Kandinsky’s compositions, referencing both painting and music, paved the way for a fresh perspective on the links between music and visual art. No longer were the muses separated. Wagnerian ideals of the total work of art fused sound and image, drama and setting in a way that brought everything together, into the same arena as it were; but these muses fought. The idea of coaxing a sound from an image from within the mind of the spectator became the concern of Kandinsky and it is something that many – artists and art viewers alike – sympathised with.
Jackson Pollock’s syncopated and rhythmic splatterings have been interpreted as his dance to jazz and ‘Boogie Woogie Broadway’ by Piet Mondrian actually references the music of New York when he was self-exiled in the 1940s.
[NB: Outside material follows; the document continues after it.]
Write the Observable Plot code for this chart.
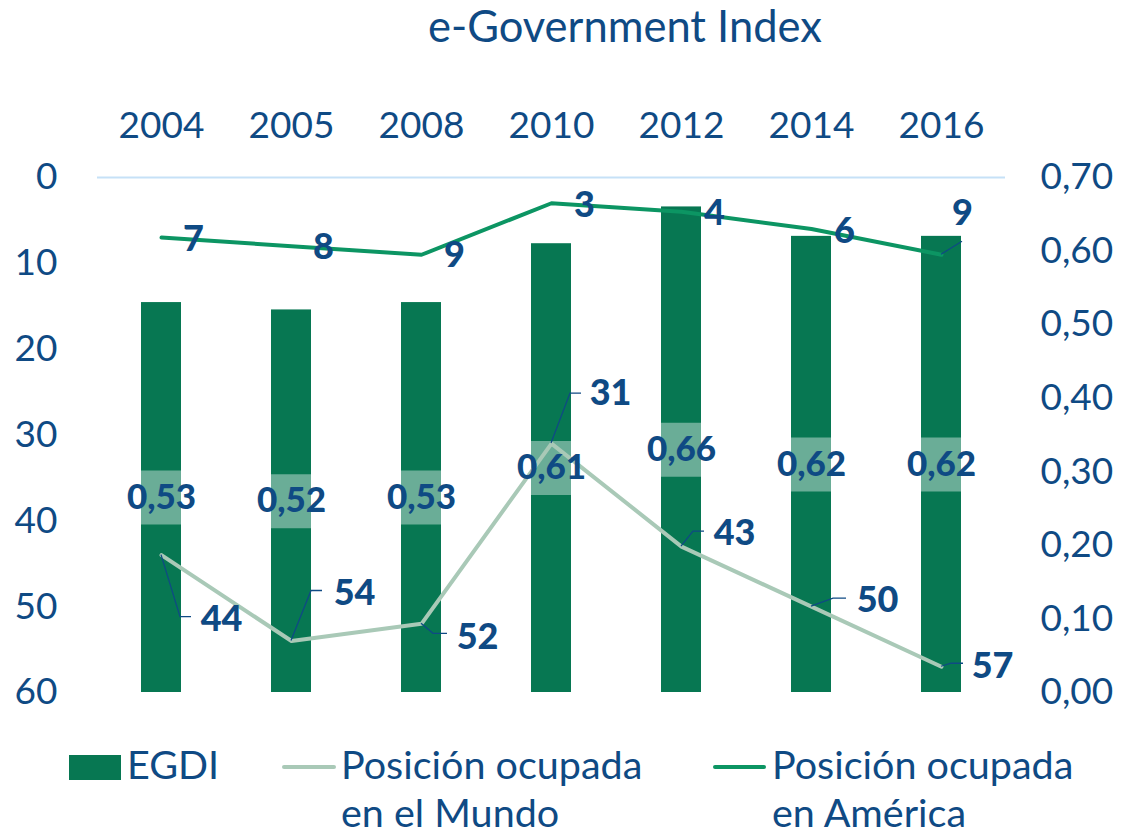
<!DOCTYPE html>
<html><head><meta charset="utf-8">
<script src="https://cdn.jsdelivr.net/npm/d3@7"></script>
<script src="https://cdn.jsdelivr.net/npm/@observablehq/plot@0.6"></script>
<style>
body{margin:0;background:#fff;font-family:Lato,sans-serif;color:#0f4a84}
#wrap{position:relative;width:1122px;height:836px;overflow:hidden;background:#fff}
#title{position:absolute;left:625px;top:-1px;transform:translateX(-50%);font-size:43.5px;white-space:nowrap;line-height:52px}
#chart{position:absolute;left:0;top:0}
.lg{position:absolute;font-size:39.5px;line-height:48px;white-space:pre}
.sw{position:absolute}
</style></head><body>
<div id="wrap"><div id="title">e-Government Index</div><div id="chart"></div></div>
<script>
const years = ["2004","2005","2008","2010","2012","2014","2016"];
const egdi = [0.53,0.52,0.53,0.61,0.66,0.62,0.62];
const mundo = [44,54,52,31,43,50,57];
const america = [7,8,9,3,4,6,9];
const leftTicks = [0,10,20,30,40,50,60];
const rightTicks = [0,0.1,0.2,0.3,0.4,0.5,0.6,0.7];
const legendLabels = ["EGDI","Posición ocupada\nen el Mundo","Posición ocupada\nen América"];

// label layout (pixel offsets from the point)
const americaLabelOffsets = [[32,2],[32,1],[33,1],[33,2],[33,2],[33,2],[21,-41]];
const americaLeaders = [null,null,null,null,null,null,[[0,0],[21,-13]]];
const mundoLabelOffsets = [[60,64],[63,-48],[56,14],[59,-50],[53,-13],[66,-6],[51,0]];
const mundoLeaders = [
  [[0,0],[19,62],[30,62]],
  [[0,0],[20,-50],[31,-50]],
  [[0,0],[12,10],[26,10]],
  [[0,0],[19,-50],[30,-50]],
  [[0,0],[12,-15],[23,-15]],
  [[0,0],[22,-8],[35,-8]],
  [[0,0],[10,-3],[22,-3]]
];

const TEXT = "#0f4a84";
const BAR = "#077752";
const MUNDO = "#a9c9b7";
const AMER = "#0c9563";
const LABEL_WEIGHT = 900;
const fmt = v => v.toFixed(2).replace(".", ",");
const toLeft = v => 60 - v * 60 / 0.7;
const fromLeft = y => (60 - y) * 0.7 / 60;

const data = years.map((year, i) => ({
  year, egdi: egdi[i], egdiTop: toLeft(egdi[i]), egdiMid: 60 - egdi[i] * 30 / 0.7,
  mundo: mundo[i], america: america[i]
}));

const labelMarks = [];
data.forEach((d, i) => {
  labelMarks.push(Plot.text([d], {x: "year", y: "america", text: d => String(d.america),
    dx: americaLabelOffsets[i][0], dy: americaLabelOffsets[i][1], fill: TEXT, fontWeight: LABEL_WEIGHT, fontSize: 36}));
  labelMarks.push(Plot.text([d], {x: "year", y: "mundo", text: d => String(d.mundo),
    dx: mundoLabelOffsets[i][0], dy: mundoLabelOffsets[i][1], fill: TEXT, fontWeight: LABEL_WEIGHT, fontSize: 36}));
});

const chart = Plot.plot({
  width: 1122, height: 740,
  marginTop: 177, marginBottom: 48, marginLeft: 97, marginRight: 117,
  x: {type: "band", domain: years, paddingInner: 0.69, paddingOuter: 0.337, align: 0.5, label: null},
  y: {domain: [0, 60], reverse: true, label: null},
  style: {fontFamily: "Lato, sans-serif", fontSize: "37px", color: TEXT, background: "transparent"},
  marks: [
    Plot.ruleY([0], {stroke: "#c6e1f7", strokeWidth: 2}),
    Plot.barY(data, {x: "year", y1: () => 60, y2: "egdiTop", fill: BAR}),
    Plot.tickY(data, {x: "year", y: "egdiMid", stroke: "white", strokeOpacity: 0.4, strokeWidth: 54}),
    Plot.line(data, {x: "year", y: "mundo", stroke: MUNDO, strokeWidth: 4}),
    Plot.line(data, {x: "year", y: "america", stroke: AMER, strokeWidth: 4}),
    Plot.text(data, {x: "year", y: "egdiMid", text: d => fmt(d.egdi), fill: TEXT, fontWeight: LABEL_WEIGHT, fontSize: 35}),
    ...labelMarks,
    Plot.axisX({anchor: "top", tickSize: 0, tickPadding: 40, label: null}),
    Plot.axisY(leftTicks, {anchor: "left", tickSize: 0, tickPadding: 40, label: null}),
    Plot.axisY(rightTicks.map(toLeft), {anchor: "right", tickSize: 0, tickPadding: 35, label: null,
      tickFormat: y => fmt(Math.round(fromLeft(y) * 100) / 100), textAnchor: "start"})
  ]
});
document.getElementById("chart").appendChild(chart);

// leader lines through the plot's own scales
const xs = chart.scale("x"), ys = chart.scale("y");
const px = yr => xs.apply(yr) + xs.bandwidth / 2;
const py = v => ys.apply(v);
const svg = d3.select(chart);
const g = svg.append("g").attr("fill", "none").attr("stroke", TEXT).attr("stroke-width", 1.3);
data.forEach((d, i) => {
  const L1 = mundoLeaders[i];
  if (L1) g.append("path").attr("d", d3.line()(L1.map(([a, b]) => [px(d.year) + a, py(d.mundo) + b])));
  const L2 = americaLeaders[i];
  if (L2) g.append("path").attr("d", d3.line()(L2.map(([a, b]) => [px(d.year) + a, py(d.america) + b])));
});

// legend
const wrap = document.getElementById("wrap");
const swatches = [
  {type: "rect", left: 69, top: 755, w: 52, h: 25, color: BAR, textLeft: 127},
  {type: "line", left: 282, top: 765, w: 54, h: 4, color: MUNDO, textLeft: 341},
  {type: "line", left: 713, top: 765, w: 53, h: 4, color: AMER, textLeft: 772}
];
legendLabels.forEach((lab, i) => {
  const s = swatches[i];
  const sw = document.createElement("div");
  sw.className = "sw";
  Object.assign(sw.style, {left: s.left + "px", top: s.top + "px", width: s.w + "px", height: s.h + "px",
    background: s.color, borderRadius: s.type === "line" ? "2px" : "0"});
  wrap.appendChild(sw);
  const t = document.createElement("div");
  t.className = "lg";
  t.textContent = lab;
  Object.assign(t.style, {left: s.textLeft + "px", top: "740px"});
  wrap.appendChild(t);
});
</script>
</body></html>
The Jam opened their entire career – debut album, disk one, side one, track one – with the bold and brash statement that they were “the new art school” along with a very obvious live rendition of this song in front of a two-minute tripartite neo-expressionistic execution. This was an art school tradition which had inspired Pete Townsend to smash his guitars (via the teaching of Gustav Metzger at Ealing Art College) and which led Townsend to give a lecture in front of a then unknown Brian Eno on the use of tapes by non-musicians. Eno credits this lecture with inspiring him to transfer his artistic pursuits from the visual to the auditory.
Inspiration in the arts is equally shared amongst the art forms: heartbreak, love, life and death often crop up in both music and visual art. Tchaikovsky’s ‘The Seasons’ uses the perpetual spinning of the globe, month by month, to add structure to his orchestral suite. Likewise, Cy Twombly’s series in four parts weaves epic poetry, the influence of Tchaikovsky, classic mythology and the natural landscape to add layer upon layer to his immense artistic (and seasonal) undertaking. In both these works, image comes to sound and sound comes to image. The work of the artist, even a painter, is never two-dimensional. The ever-unfolding ‘This is England’ series has recently used the structure of the seasons to add artistic weight to its drug addled, adolescent narrative. The characters fall through 1990 over four weeks on prime time Channel 4. We laugh in week one but we know, beneath it all, that winter is well and truly coming.
Reversing the National Gallery’s plan of soundtracking paintings (and referencing our old friend Tchaikovsky), there are artists who paint sounds, who – like Pollock and Mondrian – translate the sonic into something altogether more spreadable, artists who absorb the layered beauty of music and relate it to canvas.
Both Leyla Murr and Wendy Hyde reference Tchaikovsky as an influence on their paintings. In the vein of countless artists and poets (Charles Bukowski, I am thinking of you!) scribbling to the sound of tinny classical compositions, these artists are continuing a timeless and indefinable tradition of transposing one wave into another, of one feeling into another and coming out with both – sound and image in one outcome.
The age-old metaphor of the artist/composer and the ultra-modern ‘Soundscapes’ exhibition are both working with completely misunderstood ideas: the true artist has always recognised the senses, and culture, in their totality.